My starting point was the University’s current A-Z on the corporate website, which contains several oddities and duplicates but nonetheless does list a lot of bits of the University. However, I wanted to create something a bit more useful than a straight list of links – anybody can cobble together a <ul> of items and manually sort it, but it takes a bit more trickery to do what I had planned.

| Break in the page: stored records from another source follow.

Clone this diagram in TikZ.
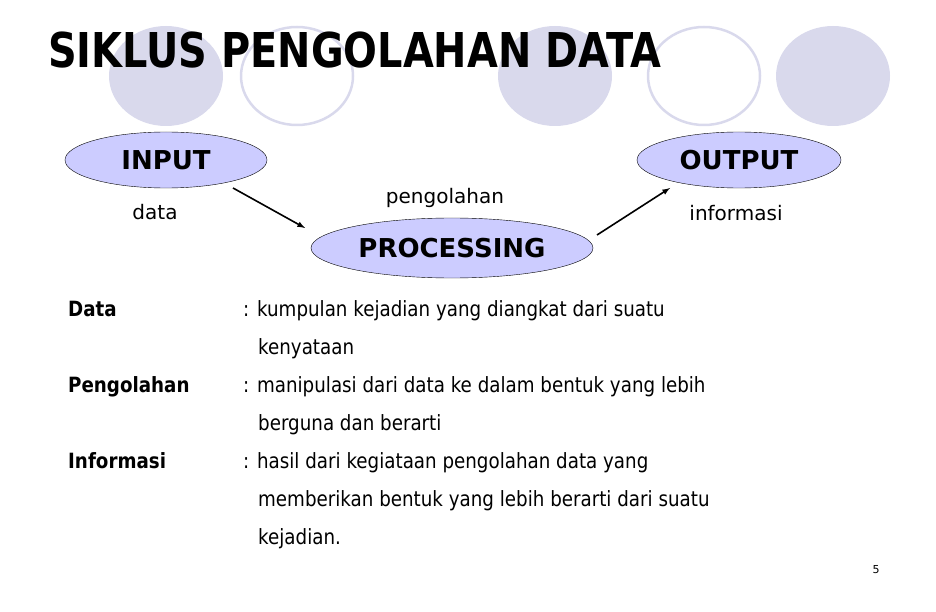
\documentclass[tikz,border=0pt]{standalone}
\usepackage{fontspec}
\setmainfont{DejaVu Sans}
\newfontfamily\titlefont{DejaVu Sans}[FakeStretch=0.83]
\newfontfamily\bodyfont{DejaVu Sans}[FakeStretch=0.87]
\usepackage{tikz}
\usetikzlibrary{shapes.geometric, arrows, positioning, calc}
\definecolor{bgcircle}{RGB}{217,217,236}
\definecolor{stagefill}{RGB}{204,204,255}

\begin{document}
\begin{tikzpicture}[x=1pt, y=-1pt,
  stage/.style={draw, ellipse, thin, fill=stagefill, inner sep=0pt,
    font=\fontsize{26}{30}\selectfont\bfseries},
  note/.style={font=\fontsize{20}{24}\selectfont, inner sep=0pt},
  term/.style={anchor=base west, inner sep=0pt, font=\bodyfont\fontsize{21}{25}\selectfont\bfseries},
  defn/.style={anchor=base west, inner sep=0pt, font=\bodyfont\fontsize{21}{25}\selectfont},
  flow/.style={-latex, line width=1.6pt}]
\useasboundingbox (0,0) rectangle (936,612);

% Background circles
\fill[bgcircle] (166,76) ellipse [x radius=57pt, y radius=50pt];
\draw[bgcircle, line width=2.5pt] (297,76) ellipse [x radius=56pt, y radius=49pt];
\fill[bgcircle] (555,76) ellipse [x radius=57pt, y radius=50pt];
\draw[bgcircle, line width=2.5pt] (704,76) ellipse [x radius=56pt, y radius=49pt];
\fill[bgcircle] (833,76) ellipse [x radius=57pt, y radius=50pt];

% Title
\node[anchor=base west, inner sep=0pt, font=\titlefont\fontsize{48}{56}\selectfont\bfseries] (title) at (48,68) {SIKLUS PENGOLAHAN DATA};

% Cycle stages
\node[stage, minimum width=202pt, minimum height=56pt] (input) at (166,160) {INPUT};
\node[stage, minimum width=204pt, minimum height=56pt] (output) at (739,160) {OUTPUT};
\node[stage, minimum width=282pt, minimum height=60pt] (proc) at (452,248) {PROCESSING};

% Labels
\node[note] (data) at (155,212) {data};
\node[note] (pengolahan) at (445,198) {pengolahan};
\node[note] (informasi) at (736,213) {informasi};

% Arrows
\coordinate (a1s) at (233,188);
\coordinate (a1e) at (305,228);
\coordinate (a2s) at (597,235);
\coordinate (a2e) at (670,188);
\draw[flow] (a1s) -- (a1e);
\draw[flow] (a2s) -- (a2e);

% Definitions
\node[term] (tdata) at (68,316) {Data};
\node[defn] (ddata) at (243,316) {: kumpulan kejadian yang diangkat dari suatu};
\node[defn] (ddata2) at (258,354) {kenyataan};
\node[term] (tproc) at (68,392) {Pengolahan};
\node[defn] (dproc) at (243,392) {: manipulasi dari data ke dalam bentuk yang lebih};
\node[defn] (dproc2) at (258,430) {berguna dan berarti};
\node[term] (tinfo) at (68,468) {Informasi};
\node[defn] (dinfo) at (243,468) {: hasil dari kegiataan pengolahan data yang};
\node[defn] (dinfo2) at (258,506) {memberikan bentuk yang lebih berarti dari suatu};
\node[defn] (dinfo3) at (258,544) {kejadian.};

% Page number
\node[font=\fontsize{11}{13}\selectfont, inner sep=0pt] (page) at (876,570) {5};
\end{tikzpicture}
\end{document}
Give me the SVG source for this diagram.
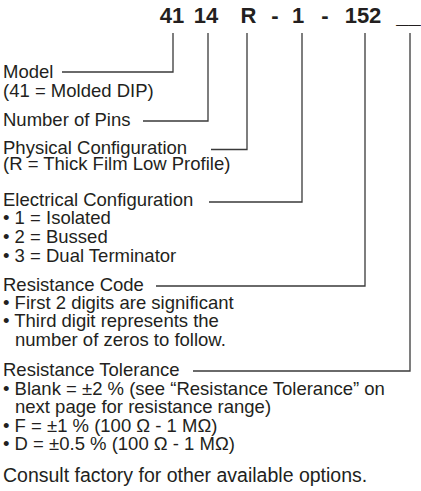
<svg xmlns="http://www.w3.org/2000/svg" width="421" height="491" viewBox="0 0 421 491">
<style>
  .t { font-family: "Liberation Sans", Arial, sans-serif; font-size: 18.5px; fill: #231f20; }
  .h { font-family: "Liberation Sans", Arial, sans-serif; font-size: 22px; font-weight: bold; fill: #231f20; text-anchor: middle; }
  .c { fill: none; stroke: #3a3a3a; stroke-width: 1.3; }
</style>
<rect width="421" height="491" fill="#ffffff"/>
<g id="header">
  <text class="h" x="172" y="23">41</text>
  <text class="h" x="206" y="23">14</text>
  <text class="h" x="248.5" y="23">R</text>
  <text class="h" x="275" y="23">-</text>
  <text class="h" x="298" y="23">1</text>
  <text class="h" x="325" y="23">-</text>
  <text class="h" x="363" y="23">152</text>
  <text class="h" x="408.5" y="23">__</text>
</g>
<g id="connectors">
  <polyline class="c" points="173,33 173,72 62,72"/>
  <polyline class="c" points="208,33 208,121 143,121"/>
  <polyline class="c" points="247,33 247,149.5 211,149.5"/>
  <polyline class="c" points="302,33 302,202 209,202"/>
  <polyline class="c" points="365,33 365,286 156,286"/>
  <polyline class="c" points="410,33 410,371 193,371"/>
</g>
<g id="model">
  <text class="t" x="3" y="78">Model</text>
  <text class="t" x="3" y="97">(41 = Molded DIP)</text>
</g>
<g id="pins">
  <text class="t" x="3" y="126">Number of Pins</text>
</g>
<g id="physical">
  <text class="t" x="3" y="154">Physical Configuration</text>
  <text class="t" x="3" y="170">(R = Thick Film Low Profile)</text>
</g>
<g id="electrical">
  <text class="t" x="3" y="206">Electrical Configuration</text>
  <text class="t" x="3" y="224">• 1 = Isolated</text>
  <text class="t" x="3" y="243">• 2 = Bussed</text>
  <text class="t" x="3" y="262">• 3 = Dual Terminator</text>
</g>
<g id="resistance-code">
  <text class="t" x="3" y="291">Resistance Code</text>
  <text class="t" x="3" y="309">• First 2 digits are significant</text>
  <text class="t" x="3" y="327">• Third digit represents the</text>
  <text class="t" x="15" y="346">number of zeros to follow.</text>
</g>
<g id="tolerance">
  <text class="t" x="3" y="376">Resistance Tolerance</text>
  <text class="t" x="3" y="395">• Blank = ±2 % (see “Resistance Tolerance” on</text>
  <text class="t" x="15" y="413">next page for resistance range)</text>
  <text class="t" x="3" y="432">• F = ±1 % (100 Ω - 1 MΩ)</text>
  <text class="t" x="3" y="450">• D = ±0.5 % (100 Ω - 1 MΩ)</text>
</g>
<g id="note">
  <text class="t" x="3" y="482" style="font-size:19.5px">Consult factory for other available options.</text>
</g>
</svg>
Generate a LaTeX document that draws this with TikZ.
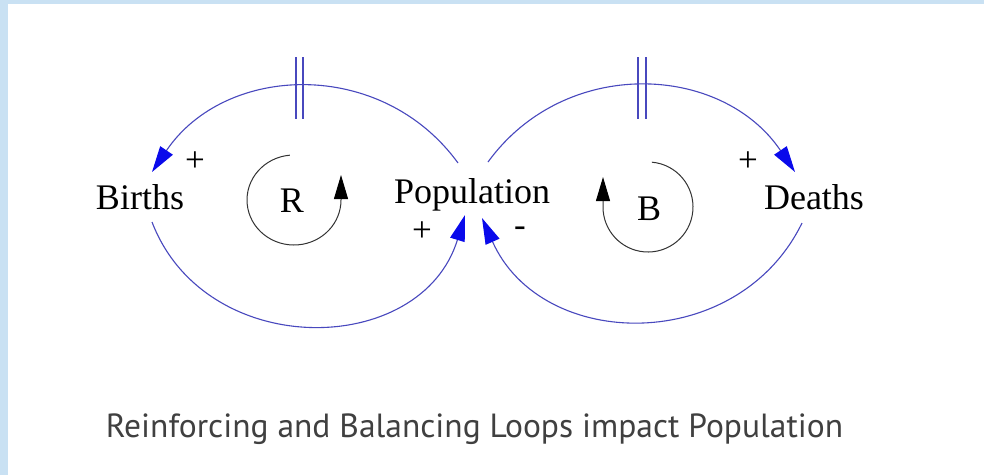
\documentclass[tikz,border=0pt]{standalone}
\usepackage{fontspec}
\setmainfont{Liberation Serif}
\newfontfamily\capfont{PT Sans}
\usetikzlibrary{arrows.meta}
\definecolor{framebg}{RGB}{201,225,243}
\definecolor{linkblue}{RGB}{72,72,190}
\definecolor{tipblue}{RGB}{10,10,235}
\definecolor{captext}{RGB}{64,64,64}

\begin{document}
\begin{tikzpicture}[x=1pt, y=1pt,
    var/.style={font=\fontsize{36}{40}\selectfont, anchor=base, inner sep=0pt},
    sign/.style={font=\fontsize{35}{38}\selectfont, inner sep=0pt},
    link/.style={linkblue, line width=1.1pt, -{Triangle[length=26pt, width=15pt, color=tipblue]}},
    delay/.style={linkblue, line width=1.1pt},
    loopline/.style={black!80, line width=1pt, -{Triangle[length=24pt, width=14pt, color=black]}}]
    \fill[framebg] (0,0) rectangle (984,-475);
    \fill[white] (8,-4) rectangle (984,-475);
    \useasboundingbox (0,0) rectangle (984,-475);

    \node[var] (births) at (140,-209) {Births};
    \node[var] (pop) at (472,-203) {Population};
    \node[var] (deaths) at (814,-209) {Deaths};
    \node[var] (r) at (292,-212) {R};
    \node[var] (b) at (649,-220) {B};

    \node[sign] (s1) at (195,-162) {+};
    \node[sign] (s2) at (422,-232) {+};
    \node[sign] (s3) at (520,-232) {-};
    \node[sign] (s4) at (748,-162) {+};

    % ends of the causal links
    \coordinate (popTL) at (458,-163);
    \coordinate (birthsT) at (152,-172);
    \coordinate (birthsB) at (152,-222);
    \coordinate (popBL) at (465,-215);
    \coordinate (popTR) at (488,-162);
    \coordinate (deathsT) at (795,-172);
    \coordinate (deathsB) at (802,-223);
    \coordinate (popBR) at (482,-218);

    \draw[link] (popTL) to[out=126, in=56, looseness=1.09] (birthsT);
    \draw[link] (birthsB) to[out=-69, in=-107, looseness=1.22] (popBL);
    \draw[link] (popTR) to[out=54, in=124, looseness=1.09] (deathsT);
    \draw[link] (deathsB) to[out=244, in=294, looseness=1.17] (popBR);

    \draw[delay] (296,-57) -- (296,-119) (303,-57) -- (303,-119);
    \draw[delay] (638,-57) -- (638,-119) (646,-57) -- (646,-119);

    % loop direction markers
    \draw[loopline] (294,-200) ++(95:47 and 45)
        arc[start angle=95, end angle=360, x radius=47, y radius=45] -- ++(0,25);
    \draw[loopline] (648,-207) ++(85:45 and 45)
        arc[start angle=85, end angle=-180, x radius=45, y radius=45] -- ++(0,30);

    \node[font=\capfont\fontsize{33.5}{40}\selectfont, text=captext, anchor=base, inner sep=0pt]
        (caption) at (474.5,-437) {Reinforcing and Balancing Loops impact Population};
\end{tikzpicture}
\end{document}
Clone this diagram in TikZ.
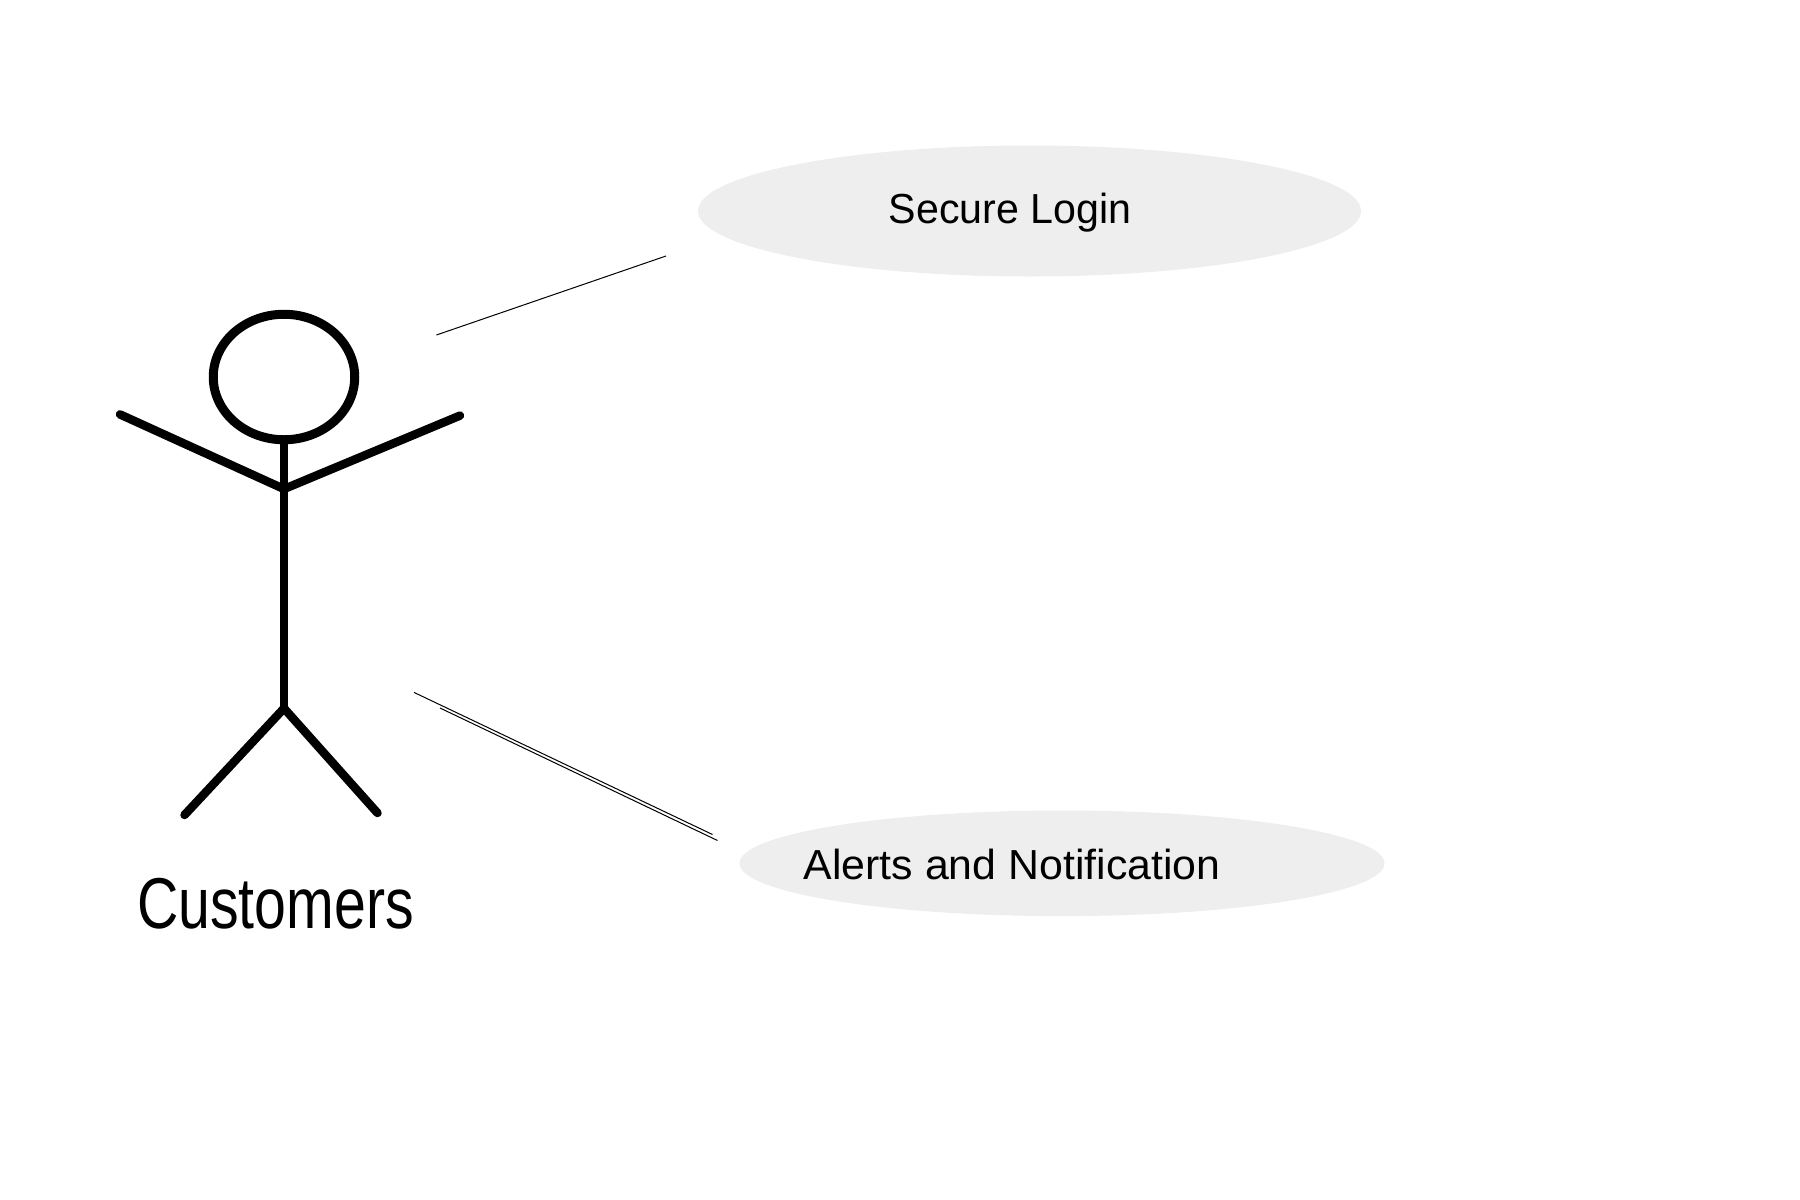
\documentclass[tikz,border=0pt]{standalone}
\usepackage{fontspec}
\setmainfont{Liberation Sans}
\usetikzlibrary{shapes.geometric}
\definecolor{usefill}{HTML}{EEEEEE}
\tikzset{
  x=1pt,y=-1pt,
  usecase/.style={ellipse,fill=usefill,draw=none,inner sep=0pt},
  stick/.style={line width=8.5pt,line cap=round,line join=round,black},
  thinlink/.style={line width=1pt,black},
  label/.style={anchor=base west,inner sep=0pt,text=black},
}
\begin{document}
\begin{tikzpicture}
\useasboundingbox[fill=white] (0,0) rectangle (1800,1200);
% use cases
\node[usecase,minimum width=663pt,minimum height=131pt] (login) at (1029.5,211) {};
\node[usecase,minimum width=645pt,minimum height=105.6pt] (alerts) at (1062,863.3) {};
\node[label,font=\fontsize{42}{50}\selectfont,xscale=0.98] (logintext) at (888.6,223.7) {Secure Login};
\node[label,font=\fontsize{42}{50}\selectfont,xscale=1.02] (alertstext) at (803.6,879.5) {Alerts and Notification};
% actor
\node[ellipse,draw=black,line width=9pt,inner sep=0pt,minimum width=141.5pt,minimum height=125.5pt] (head) at (284,377) {};
\coordinate (hip) at (284,708.3);
\coordinate (neck) at (284,489);
\coordinate (handl) at (120,414.4);
\coordinate (handr) at (460,415.6);
\coordinate (footl) at (184.5,815);
\coordinate (footr) at (377.5,813);
\draw[stick] (head.south) -- (hip);
\draw[stick] (handl) -- (neck) -- (handr);
\draw[stick] (footl) -- (hip) -- (footr);
\node[label,font=\fontsize{72}{80}\selectfont,xscale=0.795] (actor) at (137,928) {Customers};
% connectors
\coordinate (a1) at (436.4,335);
\coordinate (a2) at (666,256);
\coordinate (b1) at (414,692.4);
\coordinate (b2) at (712.5,834.5);
\coordinate (c1) at (440,708);
\coordinate (c2) at (717.5,840.5);
\draw[thinlink] (a1) -- (a2);
\draw[thinlink] (b1) -- (b2);
\draw[thinlink] (c1) -- (c2);
\end{tikzpicture}
\end{document}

Long story short, I’ve built up a brand-new A-Z service (currently in Labs). This is still not quite finished as I need to get the administrative side working (for which I need our SSO service available, hopefully next week) and as such the data isn’t quite fully loaded. However, a few awesome things I feel I should point out:

  • It supports multiple lists of A-Z (try the menu items on the site), and each link can be in as many lists as it wants. When a link changes it is updated once and the change ripples out automatically.
  • It’s blazingly fast, and supports heavy-duty caching to make it even more so in production.
  • It supports machine-readable output on any list, for example this JSON version of the home list. CSV is coming soon.
  • Lists can be either automatically sorted into A-Z (as on the home page) or arbitrarily by the list creator (as shown in this example for Gateway), with unique display styles for each flavour.
  • A-Z sorted lists are split automatically into blocks of letters when viewed as HTML (ie in a browser, not the machine-readable version). If a block would be too small, it automatically runs blocks together. The threshold for a block being ‘too small’ is determined automatically based on the number of items in the list, to prevent there being too many blocks in the menu.

This new A-Z service already has interest from the Library, who may find it an easier way to manage their myriad of links to services. It’s also already found use in another side-project, the new-look Gateway. This is the same Gateway you all know and love, just made über fast and sporting improved cross-platform compatibility by the power of the CWD. The list of links is imported from the A-Z service so it can be easily managed without resorting to asking Online Services nicely or hacking your way through the Portal. Planned future developments around this may include a customisable ‘springboard’ of links for each person… but more on that later.

Posters, CWD and more!

Posted on March 4th, 2010 by Nick Jackson

Last week I headed off to a conference in London called Dev8D, where I met a few hundred other developers from the HE sector (and others) and spent my time brainstorming ideas, messing about with RFID tags, mashing data together, attending workshops on the future of data representation, writing an iPhone app, learning to use the Force, drinking far too much complementary tea and coffee and fighting the mess that is the Underground on a weekend. In short, it was awesome fun. Out of it I’ve gleaned loads of useful bits and pieces which I can now use to push the bits of the University that I can get my hands on into the future with impunity, because somebody else has already done the research and I now know who.

Next up, Posters. We’re still waiting for our new development server on which the Online Services Team can develop, stage, test and show off our latest inventions. Once that’s up and running you’ll be able to have a go at breaking it and we’ll be open for feedback. Posters will also be the first production University site (albeit beta) to use our new CWD 2.0, and will also be providing data as RSS in the initial release, with JSON and XML further down the line. The ability for groups such as student societies to add posters, along with a streamlined online approval process, will be in place ready for once Posters leaves beta.